DATA SECTION:
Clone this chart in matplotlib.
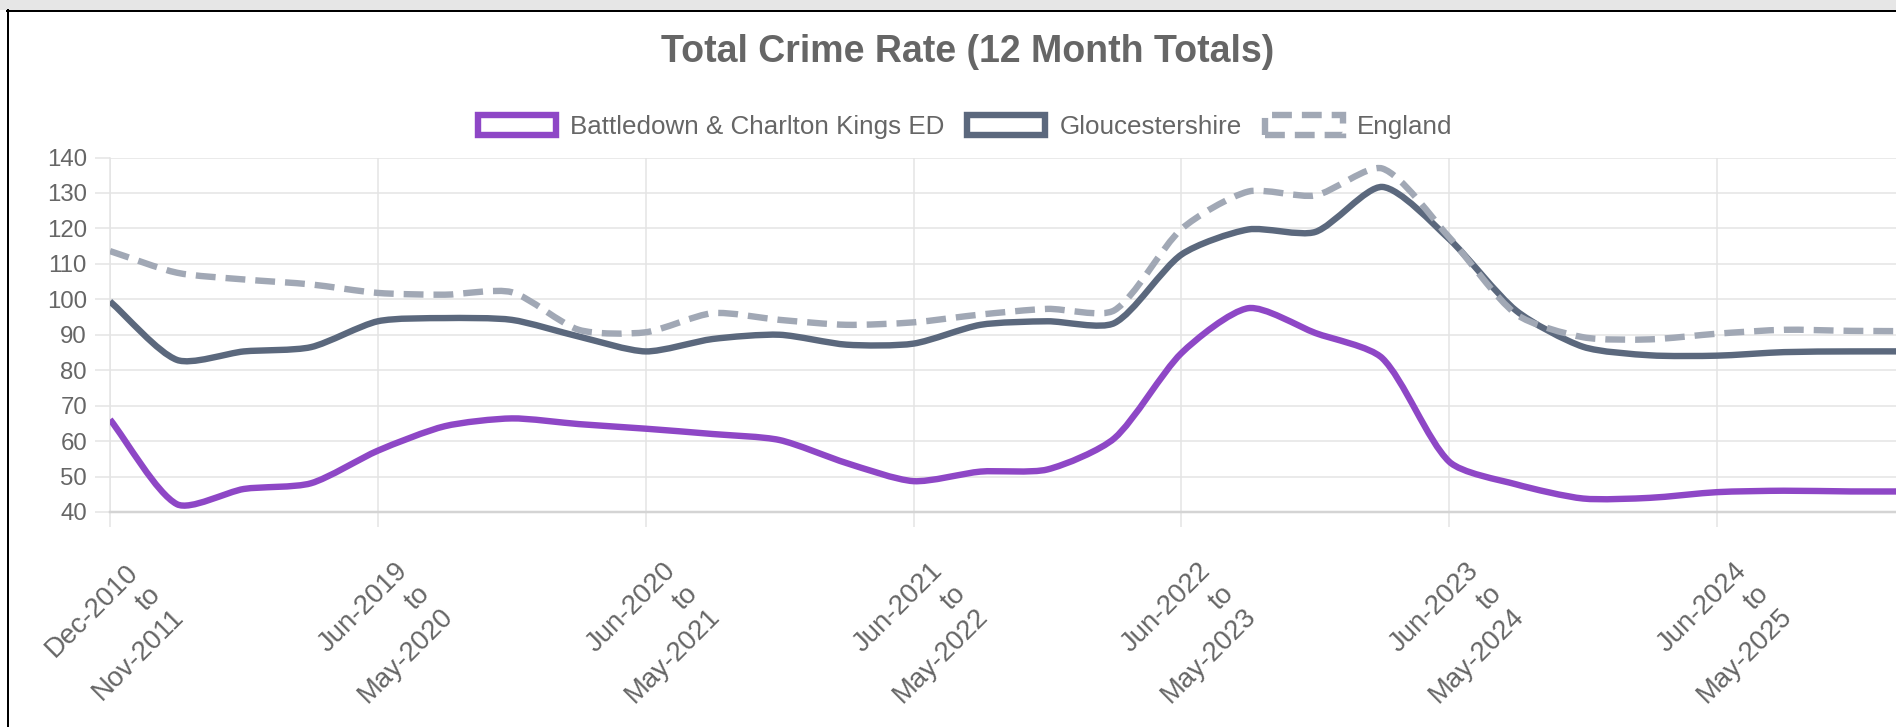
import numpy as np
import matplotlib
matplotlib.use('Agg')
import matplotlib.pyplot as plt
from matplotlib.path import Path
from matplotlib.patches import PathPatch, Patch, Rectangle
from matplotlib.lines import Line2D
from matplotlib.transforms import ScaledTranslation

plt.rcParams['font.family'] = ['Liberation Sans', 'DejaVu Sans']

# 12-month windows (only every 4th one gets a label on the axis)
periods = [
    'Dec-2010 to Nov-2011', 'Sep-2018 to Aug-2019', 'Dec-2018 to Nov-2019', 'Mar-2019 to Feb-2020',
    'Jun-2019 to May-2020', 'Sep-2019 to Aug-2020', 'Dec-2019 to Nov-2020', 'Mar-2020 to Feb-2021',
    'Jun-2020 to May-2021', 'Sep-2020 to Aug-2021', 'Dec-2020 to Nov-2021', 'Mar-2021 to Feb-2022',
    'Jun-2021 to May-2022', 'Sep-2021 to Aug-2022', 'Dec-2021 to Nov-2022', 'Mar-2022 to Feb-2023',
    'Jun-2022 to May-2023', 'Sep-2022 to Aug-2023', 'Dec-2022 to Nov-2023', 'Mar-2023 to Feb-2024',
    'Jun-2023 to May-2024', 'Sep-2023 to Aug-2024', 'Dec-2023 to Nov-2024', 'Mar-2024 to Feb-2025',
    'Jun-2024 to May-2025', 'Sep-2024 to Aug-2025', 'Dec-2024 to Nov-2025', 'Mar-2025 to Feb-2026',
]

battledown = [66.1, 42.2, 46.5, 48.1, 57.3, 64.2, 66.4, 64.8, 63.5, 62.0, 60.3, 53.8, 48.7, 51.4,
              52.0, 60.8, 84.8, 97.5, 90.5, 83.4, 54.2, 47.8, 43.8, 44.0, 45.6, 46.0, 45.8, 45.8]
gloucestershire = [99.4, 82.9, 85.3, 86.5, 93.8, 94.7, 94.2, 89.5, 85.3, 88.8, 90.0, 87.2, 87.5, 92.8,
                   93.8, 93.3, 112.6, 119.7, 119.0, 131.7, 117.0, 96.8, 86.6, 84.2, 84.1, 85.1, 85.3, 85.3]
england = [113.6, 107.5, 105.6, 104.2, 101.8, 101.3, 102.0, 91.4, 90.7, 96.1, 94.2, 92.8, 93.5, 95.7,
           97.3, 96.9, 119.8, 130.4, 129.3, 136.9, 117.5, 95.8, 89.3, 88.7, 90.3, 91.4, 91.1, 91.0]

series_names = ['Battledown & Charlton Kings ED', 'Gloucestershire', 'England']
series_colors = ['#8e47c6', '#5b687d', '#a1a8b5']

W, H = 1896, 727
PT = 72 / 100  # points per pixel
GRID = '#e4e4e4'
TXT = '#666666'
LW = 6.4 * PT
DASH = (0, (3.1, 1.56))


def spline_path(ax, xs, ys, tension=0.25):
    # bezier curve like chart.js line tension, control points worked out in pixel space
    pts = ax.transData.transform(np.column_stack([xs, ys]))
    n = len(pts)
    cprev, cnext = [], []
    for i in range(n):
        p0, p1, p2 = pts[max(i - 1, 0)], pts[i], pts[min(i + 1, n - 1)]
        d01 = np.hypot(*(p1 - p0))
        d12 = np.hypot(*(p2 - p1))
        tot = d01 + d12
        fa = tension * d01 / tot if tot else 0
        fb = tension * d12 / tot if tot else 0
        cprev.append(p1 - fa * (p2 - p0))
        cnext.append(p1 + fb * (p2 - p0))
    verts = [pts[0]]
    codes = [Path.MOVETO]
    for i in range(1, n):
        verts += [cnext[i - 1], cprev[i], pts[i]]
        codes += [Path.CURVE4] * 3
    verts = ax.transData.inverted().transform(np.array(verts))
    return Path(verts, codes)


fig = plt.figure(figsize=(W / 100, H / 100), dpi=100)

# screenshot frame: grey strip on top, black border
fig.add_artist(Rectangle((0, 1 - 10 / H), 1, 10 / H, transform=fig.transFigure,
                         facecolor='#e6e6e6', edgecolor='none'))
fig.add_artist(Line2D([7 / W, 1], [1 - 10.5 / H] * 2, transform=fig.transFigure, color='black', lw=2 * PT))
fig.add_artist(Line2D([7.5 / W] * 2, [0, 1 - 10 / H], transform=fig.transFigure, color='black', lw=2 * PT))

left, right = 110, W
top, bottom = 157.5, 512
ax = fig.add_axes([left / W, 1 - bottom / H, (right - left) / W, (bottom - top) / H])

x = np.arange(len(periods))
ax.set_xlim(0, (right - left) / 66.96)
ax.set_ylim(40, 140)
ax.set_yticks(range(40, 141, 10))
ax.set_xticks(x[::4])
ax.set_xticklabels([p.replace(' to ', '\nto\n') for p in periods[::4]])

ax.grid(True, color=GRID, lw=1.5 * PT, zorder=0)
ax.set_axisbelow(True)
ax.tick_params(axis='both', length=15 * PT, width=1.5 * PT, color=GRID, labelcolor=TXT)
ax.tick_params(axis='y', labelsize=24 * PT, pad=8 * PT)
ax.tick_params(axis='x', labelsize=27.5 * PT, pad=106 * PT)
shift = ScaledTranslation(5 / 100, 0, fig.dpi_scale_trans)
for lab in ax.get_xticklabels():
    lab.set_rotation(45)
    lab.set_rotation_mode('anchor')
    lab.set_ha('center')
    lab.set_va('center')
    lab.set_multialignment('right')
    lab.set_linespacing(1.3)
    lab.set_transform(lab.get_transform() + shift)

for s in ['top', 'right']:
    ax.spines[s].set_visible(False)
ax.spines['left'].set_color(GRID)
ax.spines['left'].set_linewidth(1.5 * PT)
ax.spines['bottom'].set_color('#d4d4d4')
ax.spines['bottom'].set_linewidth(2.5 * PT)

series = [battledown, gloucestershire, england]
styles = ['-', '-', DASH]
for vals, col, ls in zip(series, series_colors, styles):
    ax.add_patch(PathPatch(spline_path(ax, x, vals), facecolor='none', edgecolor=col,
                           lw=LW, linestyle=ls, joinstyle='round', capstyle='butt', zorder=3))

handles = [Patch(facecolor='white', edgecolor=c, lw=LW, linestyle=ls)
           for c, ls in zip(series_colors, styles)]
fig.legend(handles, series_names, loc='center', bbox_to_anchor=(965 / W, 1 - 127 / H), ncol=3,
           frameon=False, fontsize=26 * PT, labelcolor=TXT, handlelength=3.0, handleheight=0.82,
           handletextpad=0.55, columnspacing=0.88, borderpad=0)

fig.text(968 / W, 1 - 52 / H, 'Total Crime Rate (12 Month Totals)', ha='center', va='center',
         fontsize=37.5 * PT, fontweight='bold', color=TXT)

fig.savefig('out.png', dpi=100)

WHAT IS EXPECTED: Your task is to return the lines above, from the first one up to and including the line containing "plt.rcParams['font.family'] = ['Liberation", minus any pictures.

COMPLETE OUTPUT:
Clone this chart in matplotlib.
import numpy as np
import matplotlib
matplotlib.use('Agg')
import matplotlib.pyplot as plt
from matplotlib.path import Path
from matplotlib.patches import PathPatch, Patch, Rectangle
from matplotlib.lines import Line2D
from matplotlib.transforms import ScaledTranslation

plt.rcParams['font.family'] = ['Liberation Sans', 'DejaVu Sans']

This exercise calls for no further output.